Niki Stoker heeft er meerdere versleten
Op de één of andere manier kwam ik op mijn zestiende bij een ‘wat dacht je er zelf van’- psychiater terecht. Maar liefst twee keer per week keek hij me diep in de ogen. De stiltes die vielen maakten lawaai in mijn hoofd. Om ze te vullen slaakte ik de ene onzin na de andere uit. En hij zei: “hum, hum.” En elke keer weer, precies op tijd, al zat ik midden in een zin: “Maar voor vandaag gaan we stoppen”, alsof ook hij dolblij was dat het er weer op zat. Psychoanalyse, weet ik nu. Ik heb het geloof ik een jaar volgehouden. Daarna versleet ik de ene na de andere psychiater. Er bleek geen eer aan mij te behalen.
Zo kwam ik eens in een groepstherapie terecht. Bij voorbaat vreselijk want ik ben alles behalve een groepsmens. ‘Wie wil er vandaag werken?’ werd aan het begin van een sessie gevraagd. Mij niet gezien. Dus luisterde ik naar oeverloze verhalen over slaande vaders, afstandelijke moeders en foute buurmannen. Ik schrok me te pletter toen een man zijn agressie mocht uiten op een kussen. Nee, dit was het niet voor mij. Ik was geen centje minder ongelukkig geworden.
Toch belandde ik enige tijd later in weer een andere groepstherapie. Hier voelde ik me snel thuis. De andere groepsleden waren net zulke puinhoopjes als ik. Dat scheelde. Oergezellig was het daar en ik was voor een half jaar iedere ochtend van de straat. Heel belangrijk omdat ik me dood verveelde in die tijd. We hadden de grootste lol tijdens de dagelijkse lunch. Maar om nou te zeggen dat ik daar veel heb geleerd over mijn ongelukkig zijn, nee. Toen ik na een half jaar klaar was met de therapie, kwam de keiharde werkelijkheid in flink tempo op me af. Daar zat ik dan weer te roken en koffie te drinken. Ik voelde me nog steeds datzelfde verdrietige meisje van zestien.
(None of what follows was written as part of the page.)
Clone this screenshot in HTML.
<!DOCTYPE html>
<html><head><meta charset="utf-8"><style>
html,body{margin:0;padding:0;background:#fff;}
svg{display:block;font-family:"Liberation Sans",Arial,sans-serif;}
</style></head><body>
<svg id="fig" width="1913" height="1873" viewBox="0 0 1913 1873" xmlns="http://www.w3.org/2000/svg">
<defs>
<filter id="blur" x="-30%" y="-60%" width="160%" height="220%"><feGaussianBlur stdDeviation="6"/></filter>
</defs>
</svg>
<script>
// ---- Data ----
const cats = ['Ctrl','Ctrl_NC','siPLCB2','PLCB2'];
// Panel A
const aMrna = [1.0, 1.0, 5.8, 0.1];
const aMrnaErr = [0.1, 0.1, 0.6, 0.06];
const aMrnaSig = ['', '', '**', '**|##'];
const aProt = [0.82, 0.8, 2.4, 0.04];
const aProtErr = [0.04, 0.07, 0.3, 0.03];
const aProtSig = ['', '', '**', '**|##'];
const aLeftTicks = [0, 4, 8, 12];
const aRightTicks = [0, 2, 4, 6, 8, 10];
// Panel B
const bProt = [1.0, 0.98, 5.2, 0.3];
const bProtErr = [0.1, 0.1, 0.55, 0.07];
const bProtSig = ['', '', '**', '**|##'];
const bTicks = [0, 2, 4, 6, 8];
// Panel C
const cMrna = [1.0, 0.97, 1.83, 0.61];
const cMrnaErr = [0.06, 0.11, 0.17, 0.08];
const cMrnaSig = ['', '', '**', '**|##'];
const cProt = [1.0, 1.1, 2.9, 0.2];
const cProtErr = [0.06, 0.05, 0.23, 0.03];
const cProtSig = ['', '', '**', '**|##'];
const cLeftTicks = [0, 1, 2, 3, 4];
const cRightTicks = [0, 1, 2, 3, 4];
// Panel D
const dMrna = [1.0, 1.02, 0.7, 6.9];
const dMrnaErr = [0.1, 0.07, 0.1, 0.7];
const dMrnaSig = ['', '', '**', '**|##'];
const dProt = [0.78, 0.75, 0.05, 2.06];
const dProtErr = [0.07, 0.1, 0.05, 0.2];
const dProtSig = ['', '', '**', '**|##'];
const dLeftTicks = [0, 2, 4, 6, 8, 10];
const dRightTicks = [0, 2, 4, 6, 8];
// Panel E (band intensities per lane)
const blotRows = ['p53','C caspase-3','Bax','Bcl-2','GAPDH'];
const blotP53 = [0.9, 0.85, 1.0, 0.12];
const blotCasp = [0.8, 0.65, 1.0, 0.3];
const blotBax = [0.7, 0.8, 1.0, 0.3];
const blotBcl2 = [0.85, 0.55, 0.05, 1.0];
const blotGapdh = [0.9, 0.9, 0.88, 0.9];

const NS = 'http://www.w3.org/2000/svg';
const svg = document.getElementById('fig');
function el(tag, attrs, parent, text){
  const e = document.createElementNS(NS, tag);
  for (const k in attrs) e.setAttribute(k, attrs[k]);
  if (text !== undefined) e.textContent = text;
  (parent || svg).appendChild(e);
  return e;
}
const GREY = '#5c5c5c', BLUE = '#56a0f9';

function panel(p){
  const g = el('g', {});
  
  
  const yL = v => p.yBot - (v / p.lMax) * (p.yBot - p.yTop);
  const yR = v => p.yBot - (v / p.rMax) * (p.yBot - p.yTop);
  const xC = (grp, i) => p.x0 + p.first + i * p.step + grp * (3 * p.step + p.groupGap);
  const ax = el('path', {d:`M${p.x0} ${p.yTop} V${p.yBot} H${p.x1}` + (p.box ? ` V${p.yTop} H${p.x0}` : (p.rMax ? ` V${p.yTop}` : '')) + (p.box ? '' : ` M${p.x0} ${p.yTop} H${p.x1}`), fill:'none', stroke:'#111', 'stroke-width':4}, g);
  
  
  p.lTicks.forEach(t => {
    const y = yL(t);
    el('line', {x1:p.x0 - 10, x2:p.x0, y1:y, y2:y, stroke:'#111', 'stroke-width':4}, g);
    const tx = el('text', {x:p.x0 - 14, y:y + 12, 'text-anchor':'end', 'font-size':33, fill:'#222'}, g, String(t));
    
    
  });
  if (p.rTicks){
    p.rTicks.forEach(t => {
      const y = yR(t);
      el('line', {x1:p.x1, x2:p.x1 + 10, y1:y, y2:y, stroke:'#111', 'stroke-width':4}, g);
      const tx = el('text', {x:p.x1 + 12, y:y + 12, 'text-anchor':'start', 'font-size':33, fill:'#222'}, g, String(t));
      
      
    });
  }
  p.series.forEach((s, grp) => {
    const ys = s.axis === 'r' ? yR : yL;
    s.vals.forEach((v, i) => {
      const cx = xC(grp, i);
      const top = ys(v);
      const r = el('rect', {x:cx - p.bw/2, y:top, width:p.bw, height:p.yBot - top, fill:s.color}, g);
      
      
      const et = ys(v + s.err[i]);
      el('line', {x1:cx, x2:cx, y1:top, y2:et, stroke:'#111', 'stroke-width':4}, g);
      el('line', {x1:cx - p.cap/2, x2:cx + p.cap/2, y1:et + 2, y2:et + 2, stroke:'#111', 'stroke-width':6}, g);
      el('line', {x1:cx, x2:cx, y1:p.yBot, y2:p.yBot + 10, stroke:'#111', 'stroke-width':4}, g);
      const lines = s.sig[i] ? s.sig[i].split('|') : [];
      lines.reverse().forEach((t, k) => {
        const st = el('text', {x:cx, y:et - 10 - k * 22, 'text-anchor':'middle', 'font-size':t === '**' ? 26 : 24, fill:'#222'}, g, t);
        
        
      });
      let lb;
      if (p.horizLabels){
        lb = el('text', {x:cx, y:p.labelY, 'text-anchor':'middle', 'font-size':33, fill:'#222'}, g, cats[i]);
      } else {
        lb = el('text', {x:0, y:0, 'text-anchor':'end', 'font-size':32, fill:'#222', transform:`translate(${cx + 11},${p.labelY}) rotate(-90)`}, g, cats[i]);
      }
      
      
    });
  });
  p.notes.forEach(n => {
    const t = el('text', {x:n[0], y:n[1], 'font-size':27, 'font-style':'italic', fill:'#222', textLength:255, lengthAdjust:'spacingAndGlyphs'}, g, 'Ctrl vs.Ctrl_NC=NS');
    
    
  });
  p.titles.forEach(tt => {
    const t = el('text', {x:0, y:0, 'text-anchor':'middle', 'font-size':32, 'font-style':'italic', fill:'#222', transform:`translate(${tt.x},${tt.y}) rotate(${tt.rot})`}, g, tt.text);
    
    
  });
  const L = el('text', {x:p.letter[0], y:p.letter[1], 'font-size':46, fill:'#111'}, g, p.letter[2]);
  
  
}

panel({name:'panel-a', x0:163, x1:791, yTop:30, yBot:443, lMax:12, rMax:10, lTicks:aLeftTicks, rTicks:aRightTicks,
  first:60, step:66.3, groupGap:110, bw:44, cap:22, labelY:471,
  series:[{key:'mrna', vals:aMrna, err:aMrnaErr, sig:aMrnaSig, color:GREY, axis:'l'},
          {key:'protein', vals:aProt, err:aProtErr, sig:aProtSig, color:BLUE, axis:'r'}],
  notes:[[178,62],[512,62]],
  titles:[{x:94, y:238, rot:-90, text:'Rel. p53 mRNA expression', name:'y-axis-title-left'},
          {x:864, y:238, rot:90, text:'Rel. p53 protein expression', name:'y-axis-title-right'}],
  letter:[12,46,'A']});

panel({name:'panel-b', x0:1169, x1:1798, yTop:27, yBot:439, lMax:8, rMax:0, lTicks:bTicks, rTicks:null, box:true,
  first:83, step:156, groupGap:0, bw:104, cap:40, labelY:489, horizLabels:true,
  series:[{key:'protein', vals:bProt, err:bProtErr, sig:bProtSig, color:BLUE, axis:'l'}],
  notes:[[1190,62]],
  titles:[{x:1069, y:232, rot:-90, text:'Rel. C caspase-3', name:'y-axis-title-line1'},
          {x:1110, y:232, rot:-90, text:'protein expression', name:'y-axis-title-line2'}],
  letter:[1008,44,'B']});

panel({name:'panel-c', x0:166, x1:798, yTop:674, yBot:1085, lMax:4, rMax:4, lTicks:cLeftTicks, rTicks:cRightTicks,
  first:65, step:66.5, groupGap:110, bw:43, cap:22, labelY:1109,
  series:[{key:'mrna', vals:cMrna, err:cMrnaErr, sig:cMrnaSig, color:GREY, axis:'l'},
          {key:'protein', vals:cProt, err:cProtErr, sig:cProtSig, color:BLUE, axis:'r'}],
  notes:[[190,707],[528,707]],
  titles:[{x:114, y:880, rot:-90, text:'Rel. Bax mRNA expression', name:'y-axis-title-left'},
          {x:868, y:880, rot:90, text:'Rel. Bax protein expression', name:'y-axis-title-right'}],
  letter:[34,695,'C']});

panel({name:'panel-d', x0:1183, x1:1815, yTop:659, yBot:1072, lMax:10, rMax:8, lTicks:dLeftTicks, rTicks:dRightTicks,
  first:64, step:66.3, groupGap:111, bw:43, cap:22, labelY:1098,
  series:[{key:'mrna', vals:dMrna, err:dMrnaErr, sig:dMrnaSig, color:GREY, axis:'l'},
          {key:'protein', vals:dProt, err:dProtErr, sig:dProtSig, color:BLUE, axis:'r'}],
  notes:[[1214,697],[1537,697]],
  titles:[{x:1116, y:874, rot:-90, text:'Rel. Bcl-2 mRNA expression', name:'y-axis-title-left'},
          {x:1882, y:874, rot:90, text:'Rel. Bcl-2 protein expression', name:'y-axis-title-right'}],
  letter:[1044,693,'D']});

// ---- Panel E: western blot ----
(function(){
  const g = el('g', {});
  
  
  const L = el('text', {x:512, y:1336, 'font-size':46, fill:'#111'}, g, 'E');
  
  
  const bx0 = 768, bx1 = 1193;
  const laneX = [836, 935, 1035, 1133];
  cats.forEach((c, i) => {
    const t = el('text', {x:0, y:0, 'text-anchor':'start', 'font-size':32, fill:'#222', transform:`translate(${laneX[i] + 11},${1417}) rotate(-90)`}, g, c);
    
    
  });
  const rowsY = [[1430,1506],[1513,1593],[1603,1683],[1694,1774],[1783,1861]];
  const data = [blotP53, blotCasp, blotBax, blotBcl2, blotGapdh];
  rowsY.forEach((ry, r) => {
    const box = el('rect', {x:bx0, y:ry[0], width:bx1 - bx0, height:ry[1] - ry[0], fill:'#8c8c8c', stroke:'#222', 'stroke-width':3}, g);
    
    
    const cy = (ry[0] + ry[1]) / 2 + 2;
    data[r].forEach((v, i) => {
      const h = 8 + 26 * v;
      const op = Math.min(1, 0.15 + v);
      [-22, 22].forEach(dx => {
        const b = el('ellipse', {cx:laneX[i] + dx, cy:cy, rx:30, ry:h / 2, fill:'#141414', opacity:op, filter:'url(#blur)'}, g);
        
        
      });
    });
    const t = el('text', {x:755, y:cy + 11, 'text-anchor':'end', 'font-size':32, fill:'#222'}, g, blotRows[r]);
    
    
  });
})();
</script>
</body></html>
Maar, op mijn achtentwintigste kwam mijn ridder in nood. Mijn ‘speld in een hooiberg’- psychiater’. En móói dat ie was! ‘Zo een wil ik ook’, was één van mijn eerste gedachten. Tijdens de tweede sessie (hij wilde goddank met me in zee) vertelde hij de betekenis van mijn naam: Overwinning. Dat zou ik waar gaan maken, met hem, tijdens de vijftien jaar die volgde. Veel later vertelde hij me dat ik als hopeloos geval bij hem binnen kwam. Ten dode opgeschreven door de GGZ. Hij liet me steeds in mijn waarde en bleef altijd in me geloven.
Nooit belde hij af. Hij was er altijd voor mij en liet me niet in de steek. Dat bleek helend. Soms zat hij onbedaarlijk te gapen en één keer ben ik zachtjes weggeslopen omdat hij in slaap was gevallen.
Na vijftien jaar nam ik afscheid van hem, op mijn verzoek. Precies op het moment dat hij zich in een andere stad zou gaan vestigen. Het was klaar. Samen hadden we het geflikt. Zonder ooit de vraag: “Wat dacht je er zelf van?” te hoeven stellen.